Institute of Engineering, National Autonomous University of Mexico (II-UNAM), Mexico City,04510, Mexico
Department of Systematics and Aquatic Ecology, National Council of Science and Technology-The Southern Border College (CONACYT-ECOSUR), Chetumal, 77014, Mexico
Coastal Processes and Physical Oceanography Laboratory, Department of Marine Resources, Center for Research and Advanced Studies of the National Polytechnic Institute (CINVESTAV), Merida, 97310, Mexico
This study proposes an image-based approach to evaluate the validity of numerical results for cases where the setup can be assumed to be two-dimensional (2D) and mixing between liquids of different densities occurs under a free-surface condition. The proposed methodology is based on the estimation of the relative errors of the model through density matrices generated from images of the experimental and numerical results (i.e., post-processing snapshots of the density field). To demonstrate the use of the methodology, experimental tests and numerical simulations were performed for a double-dam-break problem with two miscible liquids. For the experiments, a high-speed camera was employed to capture details of the fluid interactions after the dam breaking. For the numerical simulations, an OpenFOAM® multiphase solver was employed to reproduce the benchmarking tests.

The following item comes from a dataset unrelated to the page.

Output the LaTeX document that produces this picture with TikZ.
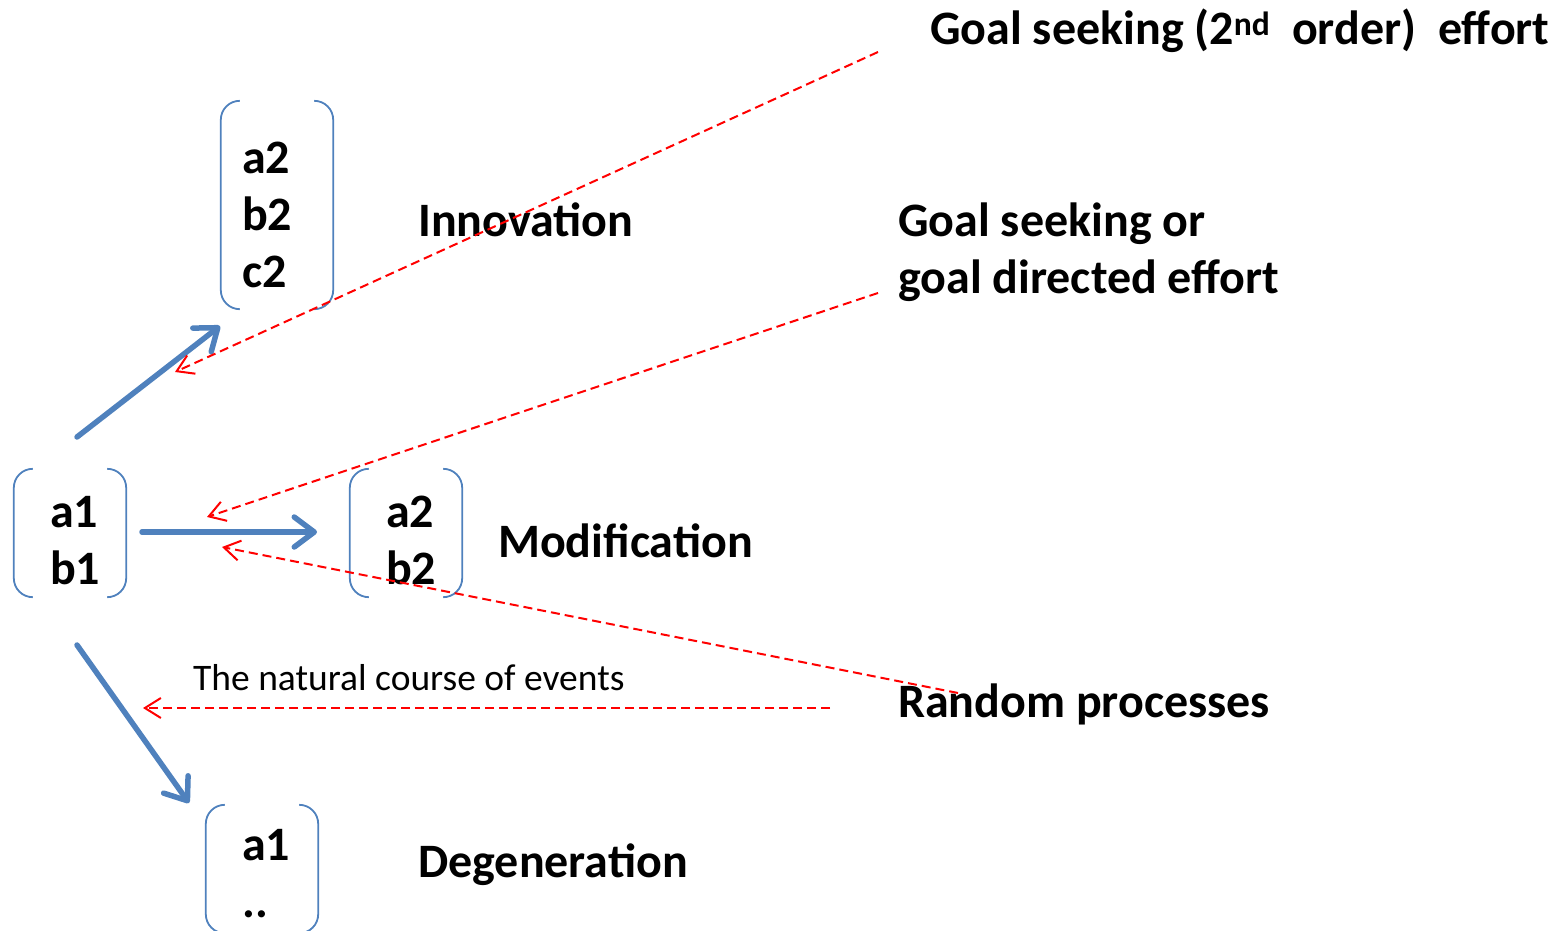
\documentclass[tikz,border=0pt]{standalone}
\usepackage{fontspec}
\setmainfont{Carlito}
\usetikzlibrary{arrows.meta}
\definecolor{boxblue}{RGB}{79,129,189}
\tikzset{
  big/.style={font=\fontsize{48pt}{57pt}\selectfont\bfseries, inner sep=0pt},
  small/.style={font=\fontsize{37.5pt}{44pt}\selectfont, inner sep=0pt},
  frame/.style={minimum width=112pt, minimum height=128pt, inner sep=0pt},
  brk/.style={draw=boxblue, line width=1.8pt, rounded corners=19pt},
  bluearrow/.style={draw=boxblue, line width=5.5pt, line cap=round,
    -{Straight Barb[round, length=20pt, width=30pt]}},
  reddash/.style={draw=red, line width=2pt, dash pattern=on 9pt off 5pt,
    -{Straight Barb[length=16pt, width=20pt]}},
}
\newcommand\brackets[1]{%
  \draw[brk] ([xshift=19pt]#1.north west) -- (#1.north west) -- (#1.south west) -- ([xshift=19pt]#1.south west);
  \draw[brk] ([xshift=-19pt]#1.north east) -- (#1.north east) -- (#1.south east) -- ([xshift=-19pt]#1.south east);
}
\begin{document}
\begin{tikzpicture}[x=1pt,y=-1pt]
\useasboundingbox (0,0) rectangle (1555,931);
% bracket boxes
\node[frame] (f1) at (70,533) {};
\node[frame] (f2) at (406,533) {};
\node[frame, minimum height=208pt] (f3) at (277,205) {};
\node[frame] (f4) at (262,869) {};
\brackets{f1}\brackets{f2}\brackets{f3}\brackets{f4}
% box contents (anchor at baseline of last line)
\node[big, align=left, anchor=base west] (t1) at (50,584) {a1\\b1};
\node[big, align=left, anchor=base west] (t2) at (386,584) {a2\\b2};
\node[big, align=left, anchor=base west] (t3) at (242,287) {a2\\b2\\c2};
\node[big, align=left, anchor=base west] (t4) at (242,917) {a1\\..};
% labels
\node[big, anchor=base west] (innov) at (418,236) {Innovation};
\node[big, anchor=base west] (modif) at (498,557) {Modification};
\node[big, anchor=base west] (degen) at (418,877) {Degeneration};
\node[big, anchor=base west] (rand) at (898,717) {Random processes};
\node[big, anchor=base west, align=left] (goal) at (898,293) {Goal seeking or\\goal directed effort};
\node[big, anchor=base west] (goal2) at (930,45) {Goal seeking (2\textsuperscript{nd}\ \ order)\ \ effort};
\node[small, anchor=base west] (nat) at (193,690) {The natural course of events};
% blue arrows
\coordinate (b1s) at (77,437); \coordinate (b1e) at (220,326);
\coordinate (b2s) at (142,532); \coordinate (b2e) at (317,532);
\coordinate (b3s) at (77,645); \coordinate (b3e) at (189,803);
\draw[bluearrow] (b1s) -- (b1e);
\draw[bluearrow] (b2s) -- (b2e);
\draw[bluearrow] (b3s) -- (b3e);
% red dashed arrows
\coordinate (r1s) at (878,52); \coordinate (r1e) at (175,372);
\coordinate (r2s) at (878,293); \coordinate (r2e) at (207,517);
\coordinate (r3s) at (958,693); \coordinate (r3e) at (222,547);
\coordinate (r4s) at (830,708); \coordinate (r4e) at (143,708);
\draw[reddash] (r1s) -- (r1e);
\draw[reddash] (r2s) -- (r2e);
\draw[reddash] (r3s) -- (r3e);
\draw[reddash] (r4s) -- (r4e);
\end{tikzpicture}
\end{document}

Three turbulence approaches were tested: a zero-equation RANS model, a two-equation (k-epsilon) RANS model, and a Large-Eddy Simulation (LES) model. The experimental results compared favorably against the numerical results, with averaged relative errors of ~17 and ~19 % for the zero-equation and the two-equation turbulence models, respectively, and ~14 % for the LES model. From the results obtained, it can be inferred that the two-equation (k-epsilon) model had limitations in reproducing the mixing between the liquid phases in terms of relative errors. The LES model reproduces the mixing between phases more accurately than zero and two-equation RANS models, which were seen to be more suitable for capturing the formation of large eddies in the initial phase of the experiment. The present methodology can be improved and extended for different multiphase flow configurations.